5 entry daha
  • insan haklarından ve özgürlükten söz edilen bir çağda epey ilkel kalan bir ceza türü.

    hapis cezasının temel mantığına bakarsak, suçlunun dört duvar arasına kapatılarak bir daha suç işlemesinin önlenmesinin amaçlandığını görürüz. bunun etkili bir rehabilitasyon yöntemi olduğu düşüncesi uzun yıllar kabul görmüştür. ancak yıllar süren hapis cezaları suçluları rehabilite edemediği gibi, hem suçluların ömründen yıllarını çalarak yaşam hakkının rehin alınmasına, hem de suçlunun ruh sağlığının yıpranması gibi çeşitli psikolojik sorunların ortaya çıkmasına neden oluyor. işte bu hem insan hakkı ihlali, hem de etik bir sorundur.

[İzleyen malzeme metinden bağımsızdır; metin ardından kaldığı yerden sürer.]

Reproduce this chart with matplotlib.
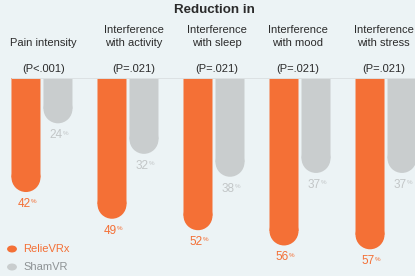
"""Reduction in pain / interference: RelieVRx vs ShamVR, hanging rounded bars"""
import matplotlib
matplotlib.use("Agg")
import matplotlib.pyplot as plt
from matplotlib.patches import Ellipse

categories = ["Pain intensity", "Interference\nwith activity", "Interference\nwith sleep",
              "Interference\nwith mood", "Interference\nwith stress"]
p_values   = ["(P<.001)", "(P=.021)", "(P=.021)", "(P=.021)", "(P=.021)"]
relievrx   = [42, 49, 52, 56, 57]
shamvr     = [24, 32, 38, 37, 37]
series     = ["RelieVRx", "ShamVR"]

ORANGE = "#F47036"
GRAY   = "#C9CDCE"
BG     = "#ECF3F5"
TXT    = "#2B2B2B"

plt.rcParams["font.family"] = ["Liberation Sans", "DejaVu Sans"]

W, H, DPI = 4.15, 2.76, 100
fig = plt.figure(figsize=(W, H), dpi=DPI, facecolor=BG)

# bars hang down from the baseline at y = 77.5 px
base_px = 77.5
XL, YL = (-0.488, 4.337), (64, 12)
ax = fig.add_axes([0, 0, 1, 1 - base_px / (H * DPI)])
ax.set_facecolor(BG)
ax.set_xlim(*XL)
ax.set_ylim(*YL)
ax.axis("off")

# pixel scales so the bottom caps come out as half circles
px_x = W * DPI / (XL[1] - XL[0])
px_y = (H * DPI - base_px) / (YL[0] - YL[1])
bar_w  = 29 / px_x
offset = 16 / px_x
r_dat  = (bar_w / 2) * px_x / px_y

for vals, col, sign, tcol in [(relievrx, ORANGE, -1, ORANGE), (shamvr, GRAY, 1, "#C2C6C7")]:
    for i, v in enumerate(vals):
        x = i + sign * offset
        ax.bar(x, v - r_dat, width=bar_w, bottom=0, color=col, linewidth=0, snap=False)
        ax.add_patch(Ellipse((x, v - r_dat), bar_w, 2 * r_dat, facecolor=col,
                             edgecolor="none", snap=False))
        ax.annotate(str(v), xy=(x, v), xytext=(3.2, -8.5), textcoords="offset points",
                    ha="right", va="center", fontsize=8.5, color=tcol)
        ax.annotate("%", xy=(x, v), xytext=(3.6, -7.0), textcoords="offset points",
                    ha="left", va="center", fontsize=4.5, color=tcol)

# baseline
fig.add_artist(plt.Line2D([12 / (W * DPI), 1], [1 - base_px / (H * DPI)] * 2,
                          color="#DCE1E3", linewidth=0.7))

# header
fig.text(214.5 / (W * DPI), 1 - 10 / (H * DPI), "Reduction in", ha="center", va="center",
         fontsize=9.6, fontweight="bold", color=TXT)
label_x = [43.5, 134, 216.5, 298, 383.5]
for lx, cat, p in zip(label_x, categories, p_values):
    fx = lx / (W * DPI)
    fig.text(fx, 1 - 47.5 / (H * DPI), cat, ha="center", va="bottom", fontsize=8,
             color=TXT, linespacing=1.35)
    fig.text(fx, 1 - 68.5 / (H * DPI), p, ha="center", va="center", fontsize=8, color=TXT)

# legend
for name, col, tcol, ypx in [(series[0], ORANGE, ORANGE, 249), (series[1], GRAY, "#8E9395", 267)]:
    fy = 1 - ypx / (H * DPI)
    fig.add_artist(plt.Circle((12 / (W * DPI), fy), 4.2 / (W * DPI), color=col,
                              transform=fig.transFigure))
    fig.text(23 / (W * DPI), fy, name, ha="left", va="center", fontsize=8, color=tcol)

fig.savefig("out.png", dpi=DPI, facecolor=BG)
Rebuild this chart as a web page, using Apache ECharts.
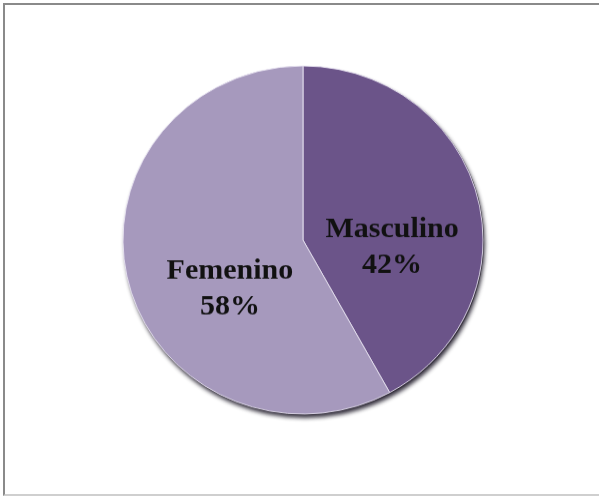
<!DOCTYPE html>
<html>
<head>
<meta charset="utf-8">
<script src="https://cdn.jsdelivr.net/npm/echarts@6/dist/echarts.min.js"></script>
<style>
  html, body { margin: 0; padding: 0; background: #fff; overflow: hidden; }
  #frame {
    position: absolute; left: 3px; top: 3px; width: 600px; height: 489px;
    border-left: 2px solid #8a8a8a; border-top: 2px solid #8a8a8a;
    border-bottom: 2px solid #cfcfcf; box-sizing: content-box;
  }
  /* the pie is drawn slightly flattened, like a tilted disc */
  #chart {
    position: absolute; left: 0; top: 0; width: 599px; height: 497px;
    transform: scaleY(0.967); transform-origin: 303px 240px;
  }
</style>
</head>
<body>
<div id="frame"></div>
<div id="chart"></div>
<script>
// Distribución por sexo
const categories = ['Masculino', 'Femenino'];
const percentages = [42, 58];
const sliceColors = ['#6b5489', '#a699bd'];

const chart = echarts.init(document.getElementById('chart'), null, { renderer: 'canvas' });

const pieData = categories.map((name, i) => ({
  name: name,
  value: percentages[i],
  itemStyle: { color: sliceColors[i] }
}));

// label nudges per slice
const labelShift = [{ dx: -1, dy: 31 }, { dx: 17, dy: 28 }];

chart.setOption({
  animation: false,
  series: [
    {
      // disc underneath that casts the drop shadow
      type: 'pie',
      silent: true,
      center: [304, 241],
      radius: 180,
      label: { show: false },
      labelLine: { show: false },
      itemStyle: {
        color: '#35303d',
        shadowColor: 'rgba(20,15,30,0.85)',
        shadowBlur: 4,
        shadowOffsetX: 1,
        shadowOffsetY: 3
      },
      data: [{ value: 1, name: 'base' }]
    },
    {
      type: 'pie',
      silent: true,
      center: [303, 240],
      radius: 180,
      startAngle: 90,
      clockwise: true,
      itemStyle: { borderColor: 'rgba(235,230,245,0.85)', borderWidth: 1 },
      label: {
        show: true,
        position: 'inside',
        formatter: '{b}\n{d}%',
        fontFamily: '"Liberation Serif", "Times New Roman", serif',
        fontWeight: 'bold',
        fontSize: 30,
        lineHeight: 37,
        color: '#111',
        align: 'center'
      },
      labelLayout: function (params) {
        return labelShift[params.dataIndex];
      },
      labelLine: { show: false },
      data: pieData
    }
  ]
});
</script>
</body>
</html>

    adli psikoloji diye bir psikoloji dalı işte bu sorunlara çözüm olması için geliştirilmiştir. adli psikoloji genç bir bilim dalı olup, kabaca suçluyu suça iten davranışların nedenlerini ve bu davranışları bertaraf etme yollarını araştırmaktadır. buna dayanarak şahsen, yıllar süren bir hapis cezasının yerine adli psikologlar gözetiminde uygulanacak olan sıkı bir psikoterapi sürecinin hem suçluyu suçtan uzak tutma konusunda daha başarılı olacağını, hem de suçlunun toplumdan soyutlanmasının getireceği psikolojik sorunları ve hukuki yolla suçlunun yaşam hakkına kast edilmesi gibi etik sorunları engelleyeceğini düşünüyorum.

    sonuç olarak, suçluların suça karışmasını önlemenin ve suç rehabilitasyonunun tek yolunun hapis cezası olmadığının artık anlaşılması ve adli psikolojiye daha çok önem verilmesi gerekiyor.